Records excerpted from a collection:
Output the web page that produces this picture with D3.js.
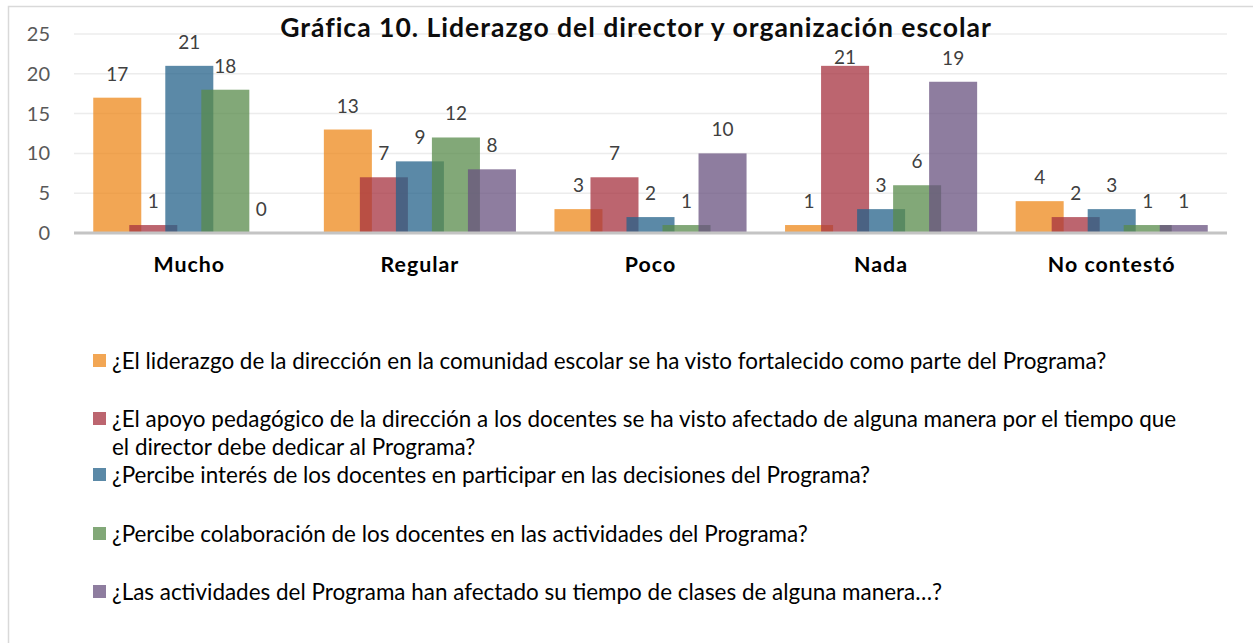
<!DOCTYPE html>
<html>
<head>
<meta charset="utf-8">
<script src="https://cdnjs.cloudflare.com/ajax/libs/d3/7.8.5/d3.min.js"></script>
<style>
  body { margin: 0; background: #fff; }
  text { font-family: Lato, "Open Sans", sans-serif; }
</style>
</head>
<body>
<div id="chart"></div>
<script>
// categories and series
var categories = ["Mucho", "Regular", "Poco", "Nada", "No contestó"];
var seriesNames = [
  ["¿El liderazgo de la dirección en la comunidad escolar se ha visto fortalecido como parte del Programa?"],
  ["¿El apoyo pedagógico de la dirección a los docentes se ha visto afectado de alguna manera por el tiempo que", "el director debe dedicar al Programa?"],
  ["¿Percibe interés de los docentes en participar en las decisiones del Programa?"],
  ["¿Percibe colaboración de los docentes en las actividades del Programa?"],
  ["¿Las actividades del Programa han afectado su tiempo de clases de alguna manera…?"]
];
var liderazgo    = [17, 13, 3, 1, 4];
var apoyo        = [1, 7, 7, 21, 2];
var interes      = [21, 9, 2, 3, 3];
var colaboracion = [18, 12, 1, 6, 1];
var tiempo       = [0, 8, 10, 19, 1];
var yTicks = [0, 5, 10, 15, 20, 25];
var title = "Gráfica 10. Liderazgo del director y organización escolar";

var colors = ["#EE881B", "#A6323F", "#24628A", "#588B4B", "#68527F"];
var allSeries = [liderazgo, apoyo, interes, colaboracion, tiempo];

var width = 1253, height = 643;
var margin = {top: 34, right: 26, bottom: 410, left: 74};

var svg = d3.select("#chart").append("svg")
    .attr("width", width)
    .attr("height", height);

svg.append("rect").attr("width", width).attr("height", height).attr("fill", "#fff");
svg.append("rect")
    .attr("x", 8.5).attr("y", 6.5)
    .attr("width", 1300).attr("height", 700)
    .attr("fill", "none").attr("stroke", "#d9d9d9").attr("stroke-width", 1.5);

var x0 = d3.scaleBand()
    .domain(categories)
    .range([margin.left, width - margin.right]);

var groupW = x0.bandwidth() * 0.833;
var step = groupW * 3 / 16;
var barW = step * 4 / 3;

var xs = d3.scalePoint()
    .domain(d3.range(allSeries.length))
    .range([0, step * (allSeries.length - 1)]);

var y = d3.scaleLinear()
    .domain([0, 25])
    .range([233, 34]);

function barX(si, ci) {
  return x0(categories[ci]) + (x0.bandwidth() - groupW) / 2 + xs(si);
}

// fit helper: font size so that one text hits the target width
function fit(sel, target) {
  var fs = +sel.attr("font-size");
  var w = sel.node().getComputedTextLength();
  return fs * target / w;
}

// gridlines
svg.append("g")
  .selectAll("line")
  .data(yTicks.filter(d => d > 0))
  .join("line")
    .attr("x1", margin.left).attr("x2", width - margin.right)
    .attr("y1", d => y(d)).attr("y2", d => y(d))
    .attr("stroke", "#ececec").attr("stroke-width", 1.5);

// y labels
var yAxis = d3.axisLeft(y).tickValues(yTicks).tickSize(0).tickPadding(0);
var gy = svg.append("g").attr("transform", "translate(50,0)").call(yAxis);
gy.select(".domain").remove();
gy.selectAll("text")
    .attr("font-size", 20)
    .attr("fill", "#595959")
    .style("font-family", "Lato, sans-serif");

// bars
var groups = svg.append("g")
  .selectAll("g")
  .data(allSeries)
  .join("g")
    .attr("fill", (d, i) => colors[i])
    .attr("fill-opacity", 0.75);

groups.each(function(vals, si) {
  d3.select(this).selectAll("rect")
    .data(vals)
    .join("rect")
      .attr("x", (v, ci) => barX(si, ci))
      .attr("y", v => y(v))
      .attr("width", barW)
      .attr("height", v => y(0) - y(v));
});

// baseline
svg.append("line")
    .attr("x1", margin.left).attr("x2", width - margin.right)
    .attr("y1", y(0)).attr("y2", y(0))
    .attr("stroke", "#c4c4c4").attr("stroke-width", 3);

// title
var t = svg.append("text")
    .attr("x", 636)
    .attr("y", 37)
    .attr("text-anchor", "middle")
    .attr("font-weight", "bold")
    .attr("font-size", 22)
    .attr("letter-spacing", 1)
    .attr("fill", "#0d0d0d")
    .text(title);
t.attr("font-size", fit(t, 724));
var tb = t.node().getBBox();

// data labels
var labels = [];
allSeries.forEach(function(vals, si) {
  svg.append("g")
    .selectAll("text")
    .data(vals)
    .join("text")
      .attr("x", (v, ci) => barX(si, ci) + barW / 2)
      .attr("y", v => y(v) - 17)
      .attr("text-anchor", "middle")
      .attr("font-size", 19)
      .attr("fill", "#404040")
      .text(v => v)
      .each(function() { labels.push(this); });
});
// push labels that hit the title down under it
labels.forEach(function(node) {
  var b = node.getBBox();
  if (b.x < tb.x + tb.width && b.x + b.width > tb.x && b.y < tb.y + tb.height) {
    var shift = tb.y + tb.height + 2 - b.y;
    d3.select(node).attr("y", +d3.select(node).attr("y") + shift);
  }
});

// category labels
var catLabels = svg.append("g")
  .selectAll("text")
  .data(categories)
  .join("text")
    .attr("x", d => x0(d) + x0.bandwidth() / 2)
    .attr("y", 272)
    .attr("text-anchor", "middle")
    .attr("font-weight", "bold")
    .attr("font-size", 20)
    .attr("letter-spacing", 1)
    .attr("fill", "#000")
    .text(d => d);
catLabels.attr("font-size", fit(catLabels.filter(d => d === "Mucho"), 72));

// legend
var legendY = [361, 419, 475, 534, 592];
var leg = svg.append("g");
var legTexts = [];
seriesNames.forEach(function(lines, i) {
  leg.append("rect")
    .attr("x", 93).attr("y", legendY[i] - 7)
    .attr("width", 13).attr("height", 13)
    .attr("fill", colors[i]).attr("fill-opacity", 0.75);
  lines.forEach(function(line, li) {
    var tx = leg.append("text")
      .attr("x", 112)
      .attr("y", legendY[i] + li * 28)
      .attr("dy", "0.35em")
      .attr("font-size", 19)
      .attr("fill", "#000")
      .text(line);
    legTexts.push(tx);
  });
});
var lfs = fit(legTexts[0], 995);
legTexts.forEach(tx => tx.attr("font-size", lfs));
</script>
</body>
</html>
==
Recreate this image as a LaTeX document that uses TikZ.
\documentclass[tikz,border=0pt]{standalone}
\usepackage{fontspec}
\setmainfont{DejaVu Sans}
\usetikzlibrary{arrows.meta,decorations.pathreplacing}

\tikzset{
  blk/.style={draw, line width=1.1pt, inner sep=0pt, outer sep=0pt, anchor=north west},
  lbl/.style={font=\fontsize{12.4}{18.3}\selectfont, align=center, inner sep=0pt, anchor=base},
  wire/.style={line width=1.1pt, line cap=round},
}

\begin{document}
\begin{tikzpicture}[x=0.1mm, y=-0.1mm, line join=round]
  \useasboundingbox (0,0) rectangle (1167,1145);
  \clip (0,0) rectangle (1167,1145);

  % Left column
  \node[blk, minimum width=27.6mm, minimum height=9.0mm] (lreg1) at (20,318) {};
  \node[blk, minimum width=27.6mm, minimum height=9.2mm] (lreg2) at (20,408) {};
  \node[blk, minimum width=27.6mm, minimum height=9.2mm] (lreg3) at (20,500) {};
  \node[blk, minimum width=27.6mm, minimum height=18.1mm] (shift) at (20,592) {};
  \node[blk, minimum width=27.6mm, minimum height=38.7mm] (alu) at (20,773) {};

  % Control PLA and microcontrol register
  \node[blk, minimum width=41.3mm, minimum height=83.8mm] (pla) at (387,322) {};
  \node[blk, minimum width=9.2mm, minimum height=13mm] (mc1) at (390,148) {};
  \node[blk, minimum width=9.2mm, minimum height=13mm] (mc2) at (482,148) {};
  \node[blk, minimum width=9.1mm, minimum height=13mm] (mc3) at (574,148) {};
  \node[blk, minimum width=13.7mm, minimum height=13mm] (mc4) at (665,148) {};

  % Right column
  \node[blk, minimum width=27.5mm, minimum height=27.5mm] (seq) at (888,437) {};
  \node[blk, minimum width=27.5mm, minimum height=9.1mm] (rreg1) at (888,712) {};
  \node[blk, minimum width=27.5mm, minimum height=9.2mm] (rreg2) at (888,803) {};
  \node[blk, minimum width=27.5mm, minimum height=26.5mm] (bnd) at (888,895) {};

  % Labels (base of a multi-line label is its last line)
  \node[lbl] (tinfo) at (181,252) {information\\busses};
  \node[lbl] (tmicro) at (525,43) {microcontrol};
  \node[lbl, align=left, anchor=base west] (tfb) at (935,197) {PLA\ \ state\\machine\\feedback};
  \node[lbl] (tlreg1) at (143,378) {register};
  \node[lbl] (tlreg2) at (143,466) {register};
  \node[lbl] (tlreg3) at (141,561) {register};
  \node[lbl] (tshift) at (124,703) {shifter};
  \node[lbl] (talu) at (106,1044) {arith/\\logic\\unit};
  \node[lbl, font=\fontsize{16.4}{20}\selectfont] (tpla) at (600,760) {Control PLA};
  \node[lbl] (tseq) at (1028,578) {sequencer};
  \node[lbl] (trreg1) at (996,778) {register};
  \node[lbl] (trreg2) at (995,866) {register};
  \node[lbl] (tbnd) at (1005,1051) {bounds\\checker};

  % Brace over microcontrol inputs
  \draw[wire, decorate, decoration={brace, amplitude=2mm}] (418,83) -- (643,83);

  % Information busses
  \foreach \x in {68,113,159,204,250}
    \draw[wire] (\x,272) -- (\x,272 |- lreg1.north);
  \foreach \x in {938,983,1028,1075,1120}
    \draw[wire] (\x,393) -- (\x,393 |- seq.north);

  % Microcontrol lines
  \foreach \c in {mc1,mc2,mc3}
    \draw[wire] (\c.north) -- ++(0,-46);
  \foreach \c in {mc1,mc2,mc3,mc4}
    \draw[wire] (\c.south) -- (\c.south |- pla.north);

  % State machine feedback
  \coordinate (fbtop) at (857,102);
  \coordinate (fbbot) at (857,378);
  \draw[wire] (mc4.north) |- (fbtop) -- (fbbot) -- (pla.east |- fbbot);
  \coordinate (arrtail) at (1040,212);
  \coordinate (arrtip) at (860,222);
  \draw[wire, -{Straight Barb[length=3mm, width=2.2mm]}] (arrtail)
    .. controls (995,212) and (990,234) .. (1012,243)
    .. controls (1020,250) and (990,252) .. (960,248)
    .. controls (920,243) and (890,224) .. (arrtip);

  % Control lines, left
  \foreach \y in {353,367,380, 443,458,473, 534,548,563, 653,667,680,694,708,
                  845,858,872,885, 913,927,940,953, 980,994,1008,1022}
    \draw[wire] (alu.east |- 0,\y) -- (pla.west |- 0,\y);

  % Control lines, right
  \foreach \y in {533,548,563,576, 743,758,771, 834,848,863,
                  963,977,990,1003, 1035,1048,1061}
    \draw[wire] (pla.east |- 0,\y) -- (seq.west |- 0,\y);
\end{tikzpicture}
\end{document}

SET EXERCISE → Copy exactly, and only, the lines from the one containing "Recreate this image" through the one containing "width=27.5mm, minimum height=26.5mm]".

SOLVED PROBLEM →
Recreate this image as a LaTeX document that uses TikZ.
\documentclass[tikz,border=0pt]{standalone}
\usepackage{fontspec}
\setmainfont{DejaVu Sans}
\usetikzlibrary{arrows.meta,decorations.pathreplacing}

\tikzset{
  blk/.style={draw, line width=1.1pt, inner sep=0pt, outer sep=0pt, anchor=north west},
  lbl/.style={font=\fontsize{12.4}{18.3}\selectfont, align=center, inner sep=0pt, anchor=base},
  wire/.style={line width=1.1pt, line cap=round},
}

\begin{document}
\begin{tikzpicture}[x=0.1mm, y=-0.1mm, line join=round]
  \useasboundingbox (0,0) rectangle (1167,1145);
  \clip (0,0) rectangle (1167,1145);

  % Left column
  \node[blk, minimum width=27.6mm, minimum height=9.0mm] (lreg1) at (20,318) {};
  \node[blk, minimum width=27.6mm, minimum height=9.2mm] (lreg2) at (20,408) {};
  \node[blk, minimum width=27.6mm, minimum height=9.2mm] (lreg3) at (20,500) {};
  \node[blk, minimum width=27.6mm, minimum height=18.1mm] (shift) at (20,592) {};
  \node[blk, minimum width=27.6mm, minimum height=38.7mm] (alu) at (20,773) {};

  % Control PLA and microcontrol register
  \node[blk, minimum width=41.3mm, minimum height=83.8mm] (pla) at (387,322) {};
  \node[blk, minimum width=9.2mm, minimum height=13mm] (mc1) at (390,148) {};
  \node[blk, minimum width=9.2mm, minimum height=13mm] (mc2) at (482,148) {};
  \node[blk, minimum width=9.1mm, minimum height=13mm] (mc3) at (574,148) {};
  \node[blk, minimum width=13.7mm, minimum height=13mm] (mc4) at (665,148) {};

  % Right column
  \node[blk, minimum width=27.5mm, minimum height=27.5mm] (seq) at (888,437) {};
  \node[blk, minimum width=27.5mm, minimum height=9.1mm] (rreg1) at (888,712) {};
  \node[blk, minimum width=27.5mm, minimum height=9.2mm] (rreg2) at (888,803) {};
  \node[blk, minimum width=27.5mm, minimum height=26.5mm] (bnd) at (888,895) {};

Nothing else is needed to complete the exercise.